March 4, 2011
ALL COMEDY IS CONSERVATIVE:
Application Adventure: A Dad’s College Essay: a review of CRAZY U: One Dad’s Crash Course in Getting His Kid Into College By Andrew Ferguson (DWIGHT GARNER, NY Times Book Review)
Mr. Ferguson is a senior editor at The Weekly Standard, a conservative magazine, and he’s a valiant guide through this emotional territory. He’s got a big, beating heart, but he tucks it behind a dry prose style that owes a little bit to Mark Twain and Tom Wolfe — to name the first two white-suited writers who come to mind — and also to Dave Barry (who I suspect wears Dockers).He made me laugh early, and often. Why do high school kids look so disoriented on SAT day? It’s not the test. It’s that their cellphones have been pried from their clammy fingers. “None of them had gone four hours without sending a text message,” Mr. Ferguson writes, “since middle school.”
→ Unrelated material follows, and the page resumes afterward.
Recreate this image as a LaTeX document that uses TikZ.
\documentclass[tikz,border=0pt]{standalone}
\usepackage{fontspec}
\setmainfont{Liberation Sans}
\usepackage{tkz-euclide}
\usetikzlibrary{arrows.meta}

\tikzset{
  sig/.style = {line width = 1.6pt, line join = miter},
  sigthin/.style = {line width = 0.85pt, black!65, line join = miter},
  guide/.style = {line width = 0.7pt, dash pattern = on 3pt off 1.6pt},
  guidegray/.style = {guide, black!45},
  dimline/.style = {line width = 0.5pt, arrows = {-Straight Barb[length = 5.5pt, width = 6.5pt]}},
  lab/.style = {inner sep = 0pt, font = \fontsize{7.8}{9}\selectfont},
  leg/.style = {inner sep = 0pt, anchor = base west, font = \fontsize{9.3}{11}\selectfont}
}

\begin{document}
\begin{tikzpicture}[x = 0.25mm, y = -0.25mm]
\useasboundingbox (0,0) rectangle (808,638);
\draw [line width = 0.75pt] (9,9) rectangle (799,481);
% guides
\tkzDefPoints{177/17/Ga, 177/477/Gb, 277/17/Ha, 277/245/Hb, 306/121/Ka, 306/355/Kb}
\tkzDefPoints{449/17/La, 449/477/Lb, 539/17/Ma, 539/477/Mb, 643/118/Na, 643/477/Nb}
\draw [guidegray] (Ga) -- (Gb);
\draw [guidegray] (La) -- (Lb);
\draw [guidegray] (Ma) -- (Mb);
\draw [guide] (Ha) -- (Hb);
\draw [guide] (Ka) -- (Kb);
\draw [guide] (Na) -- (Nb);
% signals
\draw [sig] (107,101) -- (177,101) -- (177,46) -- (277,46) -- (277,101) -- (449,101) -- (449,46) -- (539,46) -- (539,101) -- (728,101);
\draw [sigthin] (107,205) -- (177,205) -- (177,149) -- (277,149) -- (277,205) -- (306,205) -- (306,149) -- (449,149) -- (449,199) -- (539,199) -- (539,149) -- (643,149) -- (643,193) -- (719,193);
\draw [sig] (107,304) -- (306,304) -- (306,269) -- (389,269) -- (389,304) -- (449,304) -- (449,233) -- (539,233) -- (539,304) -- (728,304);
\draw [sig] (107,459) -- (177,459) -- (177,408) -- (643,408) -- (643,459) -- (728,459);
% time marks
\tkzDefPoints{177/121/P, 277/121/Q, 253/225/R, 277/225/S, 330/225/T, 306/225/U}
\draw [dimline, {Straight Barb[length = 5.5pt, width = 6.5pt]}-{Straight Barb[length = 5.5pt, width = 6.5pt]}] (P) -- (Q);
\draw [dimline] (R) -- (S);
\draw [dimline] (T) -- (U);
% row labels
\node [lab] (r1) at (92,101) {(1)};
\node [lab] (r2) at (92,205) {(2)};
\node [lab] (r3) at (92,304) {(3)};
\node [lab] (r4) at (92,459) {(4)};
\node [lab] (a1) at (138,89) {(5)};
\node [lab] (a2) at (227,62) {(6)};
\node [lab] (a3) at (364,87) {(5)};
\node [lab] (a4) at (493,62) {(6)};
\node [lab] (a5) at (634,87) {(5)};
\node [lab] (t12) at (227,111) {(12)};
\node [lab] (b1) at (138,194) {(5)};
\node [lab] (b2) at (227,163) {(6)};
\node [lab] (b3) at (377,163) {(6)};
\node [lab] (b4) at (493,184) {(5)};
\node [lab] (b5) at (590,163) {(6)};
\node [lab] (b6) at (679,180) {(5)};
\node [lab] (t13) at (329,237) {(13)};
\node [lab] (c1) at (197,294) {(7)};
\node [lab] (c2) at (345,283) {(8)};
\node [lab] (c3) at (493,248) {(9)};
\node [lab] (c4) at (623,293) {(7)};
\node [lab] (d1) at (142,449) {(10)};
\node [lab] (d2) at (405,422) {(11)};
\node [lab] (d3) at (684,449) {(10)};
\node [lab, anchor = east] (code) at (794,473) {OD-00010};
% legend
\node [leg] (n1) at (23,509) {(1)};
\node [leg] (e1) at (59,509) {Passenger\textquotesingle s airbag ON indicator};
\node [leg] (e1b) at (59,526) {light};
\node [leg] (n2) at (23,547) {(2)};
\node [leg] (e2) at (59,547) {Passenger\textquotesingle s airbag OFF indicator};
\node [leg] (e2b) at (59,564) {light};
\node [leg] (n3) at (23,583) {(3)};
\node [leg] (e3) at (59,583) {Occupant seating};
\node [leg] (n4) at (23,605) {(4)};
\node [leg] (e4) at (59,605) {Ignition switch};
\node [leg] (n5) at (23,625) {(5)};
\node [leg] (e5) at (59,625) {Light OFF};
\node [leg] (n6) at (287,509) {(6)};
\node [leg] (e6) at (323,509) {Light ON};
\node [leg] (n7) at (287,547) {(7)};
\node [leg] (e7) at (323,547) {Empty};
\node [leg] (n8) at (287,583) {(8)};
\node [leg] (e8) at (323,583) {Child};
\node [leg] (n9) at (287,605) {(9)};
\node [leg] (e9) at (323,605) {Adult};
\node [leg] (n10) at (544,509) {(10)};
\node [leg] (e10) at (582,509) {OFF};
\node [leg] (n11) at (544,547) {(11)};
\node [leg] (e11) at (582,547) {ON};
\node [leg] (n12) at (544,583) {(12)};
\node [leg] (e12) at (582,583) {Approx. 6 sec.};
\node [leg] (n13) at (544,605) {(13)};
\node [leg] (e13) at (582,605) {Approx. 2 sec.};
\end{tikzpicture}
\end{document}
“Crazy U” is a chronicle of Mr. Ferguson’s attempts to help place his son, who is 16 when this mini-odyssey begins, in a decent college. Mr. Ferguson’s boy (he is never named) is only an average student, and his father fears for him in a process that’s become a nationwide talent hunt favoring teenage extroverts and self-marketers. “I wasn’t sure,” he writes, “my son had the personality for it.” He means that as a compliment.
As this story moves forward, Mr. Ferguson makes short, shrewd detours into areas that include: the history of American education, how college guidebooks compile their rankings, the SAT tests and its critics, and the headache-making intricacies of college loans and financial aid. He talks to an expensive admissions guru who learns of his late start and fumbling progress and says, smiling: “Oooooh. Baaaaaaad Daaaaaad.”
These detours might have been, as they often are in memoirish surveys like this one, potted histories: breaded, deep-fried, dead on the palate. Mr. Ferguson’s taste buds are wide awake as he samples this material. His chapter on the SAT is a fine, provocative example. It may invite some flaming e-mail into his in-box.
An earlier version of the SAT chapter appeared in The Weekly Standard.